Your task is to copy the listing exactly. Drop any pictures from the copy.

+--

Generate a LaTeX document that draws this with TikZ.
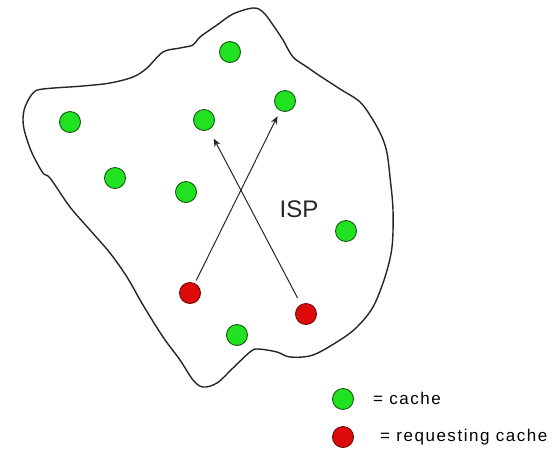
\documentclass[tikz,border=0pt]{standalone}
\usepackage{fontspec}
\setmainfont{Liberation Sans}
\usetikzlibrary{arrows.meta}
\definecolor{cachegreen}{RGB}{32,226,32}
\definecolor{cacheedge}{RGB}{20,90,20}
\definecolor{reqred}{RGB}{222,10,10}
\definecolor{reqedge}{RGB}{110,10,10}
\tikzset{
  cache/.style={circle, draw=cacheedge, fill=cachegreen, line width=0.9pt,
    minimum width=20pt, minimum height=21pt, inner sep=0pt},
  reqcache/.style={cache, draw=reqedge, fill=reqred},
  blob/.style={line width=1.4pt, black!85},
  link/.style={line width=1pt, black!85,
    -{Stealth[length=8pt,width=6.5pt]}},
  legendtext/.style={anchor=west, inner sep=0pt,
    font=\fontsize{17}{20}\selectfont\addfontfeature{LetterSpace=9}},
}
\begin{document}
\begin{tikzpicture}[x=1pt,y=-1pt]
  \useasboundingbox (0,0) rectangle (560,456);
  % ISP boundary
  \draw[blob] plot[smooth cycle, tension=0.55] coordinates {
    (23,120) (25,107) (33,93) (43,89) (83,86) (110,83) (133,77) (147,68)
    (163,52) (180,48) (193,45) (200,37) (217,25) (233,14) (253,8) (263,12)
    (273,25) (283,40) (293,57) (307,67) (320,76) (340,89) (360,102)
    (373,120) (382,137) (387,153) (390,177) (393,210) (392,247) (385,277)
    (373,307) (357,327) (340,340) (313,355) (290,357) (277,352) (258,349)
    (250,352) (233,368) (217,383) (203,387) (193,380) (180,360) (163,337)
    (143,305) (127,277) (110,253) (90,230) (70,207) (50,178) (43,173)
    (32,153) (25,133)};
  % caches inside the ISP
  \node[cache] (top)    at (230,52)  {};
  \node[cache] (left)   at (70,122)  {};
  \node[cache] (mid)    at (204,120) {};
  \node[cache] (upper)  at (285,101) {};
  \node[cache] (west)   at (115,178) {};
  \node[cache] (centre) at (186,192) {};
  \node[cache] (east)   at (346,231) {};
  \node[cache] (low)    at (237,335) {};
  \node[reqcache] (reqa) at (190,293) {};
  \node[reqcache] (reqb) at (306,314) {};
  \node[font=\fontsize{24}{28}\selectfont, text=black!85] (isp) at (299,209) {ISP};
  % requests
  \draw[link, shorten <=3pt, shorten >=6pt] (reqa) -- (upper);
  \draw[link, shorten <=7pt, shorten >=10pt] (reqb) -- (mid);
  % legend
  \node[cache] (keyc) at (343,399) {};
  \node[reqcache] (keyr) at (343,437) {};
  \node[legendtext] (keyctext) at (373,398) {= cache};
  \node[legendtext] (keyrtext) at (380,437) {= requesting cache};
\end{tikzpicture}
\end{document}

+--

● **WRITTEN ANSWER**:
Generate a LaTeX document that draws this with TikZ.
\documentclass[tikz,border=0pt]{standalone}
\usepackage{fontspec}
\setmainfont{Liberation Sans}
\usetikzlibrary{arrows.meta}
\definecolor{cachegreen}{RGB}{32,226,32}
\definecolor{cacheedge}{RGB}{20,90,20}
\definecolor{reqred}{RGB}{222,10,10}
\definecolor{reqedge}{RGB}{110,10,10}
\tikzset{
  cache/.style={circle, draw=cacheedge, fill=cachegreen, line width=0.9pt,
    minimum width=20pt, minimum height=21pt, inner sep=0pt},
  reqcache/.style={cache, draw=reqedge, fill=reqred},
  blob/.style={line width=1.4pt, black!85},
  link/.style={line width=1pt, black!85,
    -{Stealth[length=8pt,width=6.5pt]}},
  legendtext/.style={anchor=west, inner sep=0pt,
    font=\fontsize{17}{20}\selectfont\addfontfeature{LetterSpace=9}},
}
\begin{document}
\begin{tikzpicture}[x=1pt,y=-1pt]
  \useasboundingbox (0,0) rectangle (560,456);
  % ISP boundary
  \draw[blob] plot[smooth cycle, tension=0.55] coordinates {
    (23,120) (25,107) (33,93) (43,89) (83,86) (110,83) (133,77) (147,68)
    (163,52) (180,48) (193,45) (200,37) (217,25) (233,14) (253,8) (263,12)
    (273,25) (283,40) (293,57) (307,67) (320,76) (340,89) (360,102)
    (373,120) (382,137) (387,153) (390,177) (393,210) (392,247) (385,277)
    (373,307) (357,327) (340,340) (313,355) (290,357) (277,352) (258,349)
    (250,352) (233,368) (217,383) (203,387) (193,380) (180,360) (163,337)
    (143,305) (127,277) (110,253) (90,230) (70,207) (50,178) (43,173)
    (32,153) (25,133)};
  % caches inside the ISP
  \node[cache] (top)    at (230,52)  {};
  \node[cache] (left)   at (70,122)  {};
  \node[cache] (mid)    at (204,120) {};
  \node[cache] (upper)  at (285,101) {};
  \node[cache] (west)   at (115,178) {};
  \node[cache] (centre) at (186,192) {};
  \node[cache] (east)   at (346,231) {};
  \node[cache] (low)    at (237,335) {};
  \node[reqcache] (reqa) at (190,293) {};
  \node[reqcache] (reqb) at (306,314) {};
  \node[font=\fontsize{24}{28}\selectfont, text=black!85] (isp) at (299,209) {ISP};
  % requests
  \draw[link, shorten <=3pt, shorten >=6pt] (reqa) -- (upper);
  \draw[link, shorten <=7pt, shorten >=10pt] (reqb) -- (mid);
  % legend
  \node[cache] (keyc) at (343,399) {};
  \node[reqcache] (keyr) at (343,437) {};
  \node[legendtext] (keyctext) at (373,398) {= cache};
  \node[legendtext] (keyrtext) at (380,437) {= requesting cache};
\end{tikzpicture}
\end{document}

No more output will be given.